## DATA SHOWN
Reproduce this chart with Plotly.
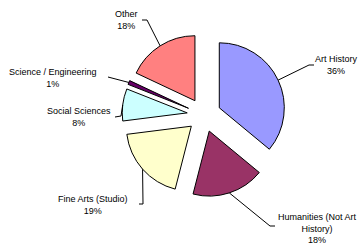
import math
import plotly.graph_objects as go

# ---- data ----
categories = ["Art History", "Humanities (Not Art History)", "Fine Arts (Studio)",
              "Social Sciences", "Science / Engineering", "Other"]
values = [36, 18, 19, 8, 1, 18]
label_texts = ["Art History<br>36%", "Humanities (Not Art<br>History)<br>18%",
               "Fine Arts (Studio)<br>19%", "Social Sciences<br>8%",
               "Science / Engineering<br>1%", "Other<br>18%"]

# ---- style / layout ----
colors = ["#9999FF", "#993366", "#FFFFCC", "#CCFFFF", "#660066", "#FF8080"]
W, H = 362, 252
CX, CY = 204, 115          # pie centre (px)
R = 65                     # pie radius (px)
PULL = 0.26
BOX = R * (1 + PULL)       # half-size of pie domain

# label centres (px) and leader-line elbow/end points near the label (px)
label_pos = [(336, 65.5), (317, 228), (93, 205), (79, 117), (53, 78), (126, 20)]
leader_pts = [
    [(309, 65), (314, 65)],
    [(270, 226), (275, 226)],
    [(143, 204), (139, 204)],
    [(121, 116), (115, 117)],
    [(108, 77)],
    [(147, 20), (142, 20)],
]

def px(x):
    return x / W

def py(y):
    return 1 - y / H

fig = go.Figure(go.Pie(
    labels=categories, values=values, sort=False, direction="clockwise",
    rotation=0, pull=[PULL] * len(values), textinfo="none", hoverinfo="label+percent",
    marker=dict(colors=colors, line=dict(color="black", width=1)),
    domain=dict(x=[px(CX - BOX), px(CX + BOX)], y=[py(CY + BOX), py(CY - BOX)]),
    showlegend=False,
))

total = sum(values)
cum = 0
shapes = []
annotations = []
for i, v in enumerate(values):
    mid = (cum + v / 2) / total * 2 * math.pi
    cum += v
    # arc mid point of pulled slice
    ax = CX + BOX * math.sin(mid)
    ay = CY - BOX * math.cos(mid)
    pts = [(ax, ay)] + leader_pts[i]
    path = "M " + " L ".join(f"{px(x)},{py(y)}" for x, y in pts)
    shapes.append(dict(type="path", xref="paper", yref="paper", path=path,
                       line=dict(color="black", width=1)))
    lx, ly = label_pos[i]
    annotations.append(dict(x=px(lx), y=py(ly), xref="paper", yref="paper",
                            text=label_texts[i], showarrow=False,
                            xanchor="center", yanchor="middle", align="center",
                            font=dict(family="Liberation Sans, Arial, sans-serif",
                                      size=9, color="black")))

fig.update_layout(
    width=W, height=H, margin=dict(l=0, r=0, t=0, b=0),
    paper_bgcolor="white", plot_bgcolor="white",
    shapes=shapes, annotations=annotations,
)

fig.write_html("out.html", config={"displayModeBar": False},
               post_script="document.body.style.margin='0';document.body.style.overflow='hidden';")
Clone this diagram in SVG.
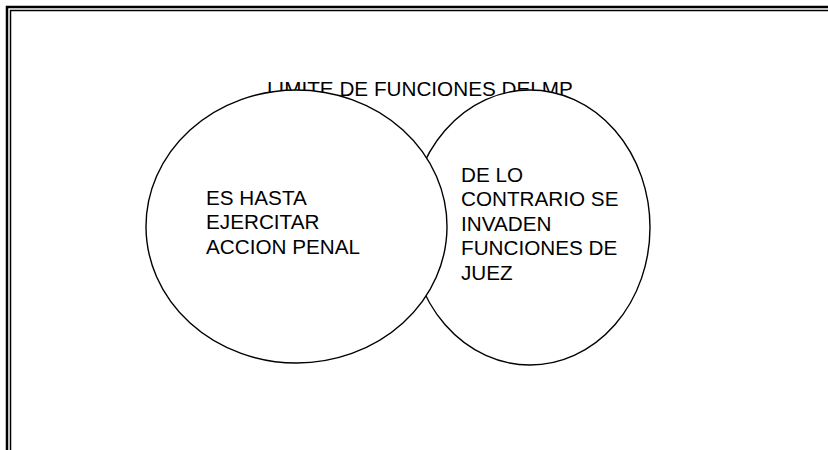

## GIVEN PROBLEM
Repeat the listing in full and exactly. Leave any pictures out.

## EXERCISE ANSWER
Reproduce this chart with Plotly.
import math
import plotly.graph_objects as go

# ---- data ----
categories = ["Art History", "Humanities (Not Art History)", "Fine Arts (Studio)",
              "Social Sciences", "Science / Engineering", "Other"]
values = [36, 18, 19, 8, 1, 18]
label_texts = ["Art History<br>36%", "Humanities (Not Art<br>History)<br>18%",
               "Fine Arts (Studio)<br>19%", "Social Sciences<br>8%",
               "Science / Engineering<br>1%", "Other<br>18%"]

# ---- style / layout ----
colors = ["#9999FF", "#993366", "#FFFFCC", "#CCFFFF", "#660066", "#FF8080"]
W, H = 362, 252
CX, CY = 204, 115          # pie centre (px)
R = 65                     # pie radius (px)
PULL = 0.26
BOX = R * (1 + PULL)       # half-size of pie domain

# label centres (px) and leader-line elbow/end points near the label (px)
label_pos = [(336, 65.5), (317, 228), (93, 205), (79, 117), (53, 78), (126, 20)]
leader_pts = [
    [(309, 65), (314, 65)],
    [(270, 226), (275, 226)],
    [(143, 204), (139, 204)],
    [(121, 116), (115, 117)],
    [(108, 77)],
    [(147, 20), (142, 20)],
]

def px(x):
    return x / W

def py(y):
    return 1 - y / H

fig = go.Figure(go.Pie(
    labels=categories, values=values, sort=False, direction="clockwise",
    rotation=0, pull=[PULL] * len(values), textinfo="none", hoverinfo="label+percent",
    marker=dict(colors=colors, line=dict(color="black", width=1)),
    domain=dict(x=[px(CX - BOX), px(CX + BOX)], y=[py(CY + BOX), py(CY - BOX)]),
    showlegend=False,
))

total = sum(values)
cum = 0
shapes = []
annotations = []
for i, v in enumerate(values):
    mid = (cum + v / 2) / total * 2 * math.pi
    cum += v
    # arc mid point of pulled slice
    ax = CX + BOX * math.sin(mid)
    ay = CY - BOX * math.cos(mid)
    pts = [(ax, ay)] + leader_pts[i]
    path = "M " + " L ".join(f"{px(x)},{py(y)}" for x, y in pts)
    shapes.append(dict(type="path", xref="paper", yref="paper", path=path,
                       line=dict(color="black", width=1)))
    lx, ly = label_pos[i]
    annotations.append(dict(x=px(lx), y=py(ly), xref="paper", yref="paper",
                            text=label_texts[i], showarrow=False,
                            xanchor="center", yanchor="middle", align="center",
                            font=dict(family="Liberation Sans, Arial, sans-serif",
                                      size=9, color="black")))

fig.update_layout(
    width=W, height=H, margin=dict(l=0, r=0, t=0, b=0),
    paper_bgcolor="white", plot_bgcolor="white",
    shapes=shapes, annotations=annotations,
)

fig.write_html("out.html", config={"displayModeBar": False},
               post_script="document.body.style.margin='0';document.body.style.overflow='hidden';")
Clone this diagram in SVG.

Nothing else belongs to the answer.